FOLHA - O sr. poderia detalhar as novas regras para missões de exploração estrangeiras no Egito?
HAWASS
- O SCA criou um departamento para reforçar essas regras e fiscalizar expedições estrangeiras. Agora há um sistema que padroniza o processo de pedidos, as concessões, os regulamentos de segurança, a responsabilidade das missões e a conservação e proteção de artefatos. Todos os escavadores estrangeiros devem ser afiliados a uma universidade estabelecida ou instituição reconhecida; não serão dadas permissões a quem não é profissional da área. Pelos próximos dez anos, pedidos de concessões serão aceitos apenas para sítios nos desertos ocidental e oriental e a região do delta [do Nilo]. Nenhuma nova concessão será dada para as regiões no sul, exceto para restauração, preservação, pesquisa arqueológica, documentação e trabalho epigráfico.

FOLHA - E como vai a construção de locais de armazenamento?
HAWASS
- Trinta e seis já estão prontos, e vamos construir mais cinco neste ano. A maioria dos artefatos armazenados já está registrada, mas não de maneira sistemática. Agora estamos ensinando nossos funcionários a recatalogá-los com base em um sistema único.

FOLHA - Os novos locais de armazenamento resolvem o problema dos atrasos na classificação dos artefatos ou há a necessidade de mais funcionários especializados?
HAWASS
- Eles podem ajudar a resolver os atrasos porque são bem organizados, iluminados e acessíveis. Os artefatos estão mais bem protegidos. Nos livramos dos antigos depósitos, que eram de tijolos de barro e não muito seguros. Com os novos locais, a conservação fica mais fácil. Não há necessidade de mais pessoal especializado.

FOLHA - Há algum progresso em seu pedido para repatriar as cinco peças que o sr. considera essenciais para a herança cultural egípcia [veja quadro ao lado]?
HAWASS
- Sim. Nós entramos em discussões com os museus e esperamos poder anunciar logo o resultado das negociações.

FOLHA - O sr. poderia comentar o trabalho feito no Cairo antigo?
HAWASS
- O Cairo antigo está lindo agora.
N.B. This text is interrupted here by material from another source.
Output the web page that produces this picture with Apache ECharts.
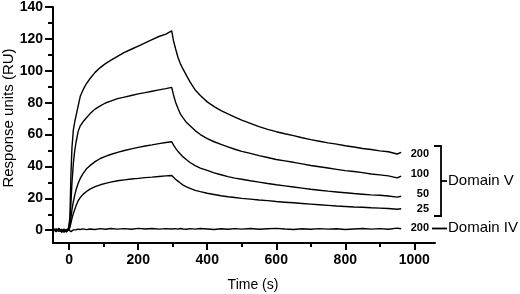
<!DOCTYPE html>
<html>
<head>
<meta charset="utf-8">
<script src="https://cdn.jsdelivr.net/npm/echarts@6/dist/echarts.min.js"></script>
<style>
  html, body { margin: 0; padding: 0; background: #fff; }
  #chart { width: 520px; height: 294px; }
</style>
</head>
<body>
<div id="chart"></div>
<script>
// time points (s)
var times = [
  -45, -38, -30, -22, -15, -8, -3, 0,
  2, 5, 8, 12, 16, 20, 26, 32,
  40, 50, 60, 75, 90, 105, 120, 140,
  160, 180, 200, 220, 240, 260, 280, 297,
  302, 308, 315, 322, 330, 340, 350, 365,
  380, 400, 420, 440, 460, 480, 500, 525,
  550, 575, 600, 625, 650, 675, 700, 725,
  750, 775, 800, 825, 850, 875, 900, 925,
  950, 962
];

// Domain V, 200
var v200 = [
  0.8, -0.6, 1.2, -0.9, 0.5, -1.0, 0.3, 0.5,
  8, 35, 52, 63, 68, 72, 78, 84,
  88, 92, 95, 99, 102, 104.5, 106.5, 109,
  111.5, 113.5, 115.5, 117.5, 119.5, 121.5, 123, 125,
  119, 114, 108.5, 104.5, 101, 97, 93, 88,
  84.5, 80.5, 77.5, 75, 73, 71, 69, 67,
  65, 63.3, 61.8, 60.5, 59.3, 58, 56.8, 55.8,
  54.8, 54, 53, 52.2, 51.3, 50.6, 49.8, 49.2,
  47.8, 48.8
];

// Domain V, 100
var v100 = [
  0.6, -0.9, 1.0, -0.5, 0.8, -1.2, 0.4, 0.6,
  4, 17, 30, 42, 50, 55.5, 62, 65.5,
  68, 70.5, 73, 76, 78, 79.8, 81, 82.5,
  83.5, 84.5, 85.5, 86.3, 87.2, 88, 88.8, 89.6,
  85, 80.5, 76.5, 73, 70.5, 67.5, 65.5, 62.5,
  60, 57.5, 55.5, 53.8, 52.3, 50.8, 49.5, 48.2,
  46.8, 45.6, 44.4, 43.5, 42.6, 41.6, 40.6, 39.8,
  39, 38.2, 37.4, 36.8, 36.1, 35.3, 34.7, 34.1,
  32.8, 34
];

// Domain V, 50
var v50 = [
  1.0, -0.4, 0.7, -1.1, 0.2, -0.6, 0.9, 0.4,
  2.5, 8, 13, 18, 22, 25.5, 29.5, 32.5,
  35.5, 38.5, 40.5, 43, 45, 46.3, 47.5, 48.8,
  50, 51, 52, 52.8, 53.5, 54.3, 55, 55.5,
  53.5, 51.5, 49.5, 47.8, 46, 44.2, 42.5, 40.5,
  39, 37.5, 36, 34.8, 33.6, 32.7, 32, 31,
  30.2, 29.3, 28.5, 27.8, 27.1, 26.4, 25.7, 25.1,
  24.5, 24, 23.5, 23, 22.6, 22.2, 21.9, 21.5,
  20.8, 21.3
];

// Domain V, 25
var v25 = [
  -0.3, 0.9, -0.8, 0.6, -1.3, 0.5, -0.2, 0.3,
  1.5, 4.5, 7.5, 10.5, 13, 15.5, 18.5, 20.5,
  22.5, 24.3, 25.8, 27.4, 28.5, 29.4, 30.2, 31,
  31.6, 32.1, 32.5, 33, 33.3, 33.7, 34.1, 34.3,
  33.2, 32, 30.8, 29.6, 28.3, 27.2, 26.2, 25,
  24.2, 23.2, 22.4, 21.6, 21, 20.5, 20, 19.5,
  19, 18.6, 18, 17.6, 17.2, 16.8, 16.4, 16,
  15.6, 15.2, 14.9, 14.6, 14.4, 14.1, 13.9, 13.6,
  13.2, 13.5
];

// Domain IV, 200
var vIV = [
  0.6, -0.8, 1.0, -1.2, 0.4, -0.7, 0.6, 0.8,
  0.3, -0.9, -0.5, 0.2, 0.6, 0.3, 0.7, 0.5,
  0.9, 0.4, 0.8, 0.5, 1.0, 0.6, 1.1, 0.7,
  1.0, 0.6, 1.2, 0.8, 1.1, 0.7, 1.0, 0.8,
  0.6, 1.0, 0.7, 1.1, 0.8, 0.6, 1.0, 0.7,
  1.1, 0.8, 0.5, 0.9, 0.6, 1.0, 0.7, 1.1,
  0.6, 0.9, 1.2, 0.8, 0.5, 0.9, 0.6, 1.0,
  0.7, 0.9, 0.5, 0.8, 1.1, 0.7, 1.0, 0.6,
  1.3, 0.9
];

var curveNames = ['200', '100', '50', '25', '200 IV'];
var curveValues = [v200, v100, v50, v25, vIV];

// tick labels
var yTicks = [0, 20, 40, 60, 80, 100, 120, 140];
var yMinorTicks = [10, 30, 50, 70, 90, 110, 130];
var xTicks = [0, 200, 400, 600, 800, 1000];
var xMinorTicks = [100, 300, 500, 700, 900];

var FONT = '"Liberation Sans", Arial, Helvetica, sans-serif';

var chart = echarts.init(document.getElementById('chart'));

function zip(vals) {
  var out = [];
  for (var i = 0; i < times.length; i++) {
    out.push([times[i], vals[i]]);
  }
  return out;
}

var series = [];
for (var k = 0; k < curveValues.length; k++) {
  series.push({
    name: curveNames[k],
    type: 'line',
    xAxisIndex: 0,
    yAxisIndex: 0,
    showSymbol: false,
    symbol: 'none',
    lineStyle: { color: '#000', width: 1.4 },
    data: zip(curveValues[k])
  });
}

var axisBlack = { color: '#000', width: 2 };
var plainNum = function (v) { return String(v); };

var option = {
  animation: false,
  backgroundColor: '#fff',
  grid: { left: 53, right: 85, top: 7, bottom: 51, containLabel: false },
  xAxis: [
    {
      type: 'value',
      min: -47,
      max: 1060,
      axisLine: { show: true, onZero: false, lineStyle: axisBlack },
      axisTick: { show: true, customValues: xTicks, length: 7, lineStyle: axisBlack },
      axisLabel: {
        customValues: xTicks, margin: 10, color: '#000', formatter: plainNum,
        fontFamily: FONT, fontWeight: 'bold', fontSize: 14
      },
      splitLine: { show: false }
    },
    {
      type: 'value',
      min: -47,
      max: 1060,
      position: 'bottom',
      axisLine: { show: false, onZero: false },
      axisTick: { show: true, customValues: xMinorTicks, length: 4, lineStyle: axisBlack },
      axisLabel: { show: false },
      splitLine: { show: false }
    }
  ],
  yAxis: [
    {
      type: 'value',
      min: -8,
      max: 140,
      axisLine: { show: true, onZero: false, lineStyle: axisBlack },
      axisTick: { show: true, customValues: yTicks, length: 8, lineStyle: axisBlack },
      axisLabel: {
        customValues: yTicks, margin: 10, color: '#000', formatter: plainNum,
        fontFamily: FONT, fontWeight: 'bold', fontSize: 14
      },
      splitLine: { show: false }
    },
    {
      type: 'value',
      min: -8,
      max: 140,
      position: 'left',
      axisLine: { show: false, onZero: false },
      axisTick: { show: true, customValues: yMinorTicks, length: 5, lineStyle: axisBlack },
      axisLabel: { show: false },
      splitLine: { show: false }
    }
  ],
  series: series,
  graphic: [
    // axis names
    {
      type: 'text', x: 9, y: 118, rotation: Math.PI / 2,
      style: { text: 'Response units (RU)', font: '15px ' + FONT, fill: '#000',
               textAlign: 'center', textVerticalAlign: 'middle' }
    },
    {
      type: 'text', x: 253, y: 285,
      style: { text: 'Time (s)', font: '14px ' + FONT, fill: '#000',
               textAlign: 'center', textVerticalAlign: 'middle' }
    },
    // curve labels
    { type: 'text', x: 429, y: 154, style: { text: '200', font: 'bold 11px ' + FONT, fill: '#000', textAlign: 'right', textVerticalAlign: 'middle' } },
    { type: 'text', x: 429, y: 174, style: { text: '100', font: 'bold 11px ' + FONT, fill: '#000', textAlign: 'right', textVerticalAlign: 'middle' } },
    { type: 'text', x: 429, y: 194, style: { text: '50', font: 'bold 11px ' + FONT, fill: '#000', textAlign: 'right', textVerticalAlign: 'middle' } },
    { type: 'text', x: 429, y: 209, style: { text: '25', font: 'bold 11px ' + FONT, fill: '#000', textAlign: 'right', textVerticalAlign: 'middle' } },
    { type: 'text', x: 429, y: 227.5, style: { text: '200', font: 'bold 11px ' + FONT, fill: '#000', textAlign: 'right', textVerticalAlign: 'middle' } },
    // bracket for Domain V
    {
      type: 'polyline',
      shape: { points: [[434, 146], [441, 146], [441, 216], [434, 216]] },
      style: { stroke: '#000', lineWidth: 1.8, fill: null }
    },
    {
      type: 'line',
      shape: { x1: 441, y1: 181, x2: 447, y2: 181 },
      style: { stroke: '#000', lineWidth: 1.8 }
    },
    {
      type: 'text', x: 448, y: 180.5,
      style: { text: 'Domain V', font: '15px ' + FONT, fill: '#000', textAlign: 'left', textVerticalAlign: 'middle' }
    },
    // Domain IV
    {
      type: 'line',
      shape: { x1: 432, y1: 228.5, x2: 447, y2: 228.5 },
      style: { stroke: '#000', lineWidth: 1.8 }
    },
    {
      type: 'text', x: 448, y: 228,
      style: { text: 'Domain IV', font: '15px ' + FONT, fill: '#000', textAlign: 'left', textVerticalAlign: 'middle' }
    }
  ]
};

chart.setOption(option);
</script>
</body>
</html>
Mais de 33 monumentos foram restaurados: casas, mesquitas, museus. Os veículos foram proibidos de circular, e as ruas estão iluminadas.

FOLHA - Alguns de seus críticos o acusam de ser "midiático demais" e de autopromoção excessiva. Como o sr. vê essas críticas?
HAWASS
- Acho que é inveja. Todos os acadêmicos procuram a mídia para apoiar seus trabalhos. Eu nunca cacei um repórter. Eles vêm até mim. A SCA conseguiu mais realizações nos últimos seis anos do que no último século. Repórteres pedem entrevistas e tenho de recusar 50% delas. Acho que meus críticos simplesmente não gostam do que eu faço. Estão com inveja, mas o que eles dizem não me importa. Sei que estou fazendo o que é correto.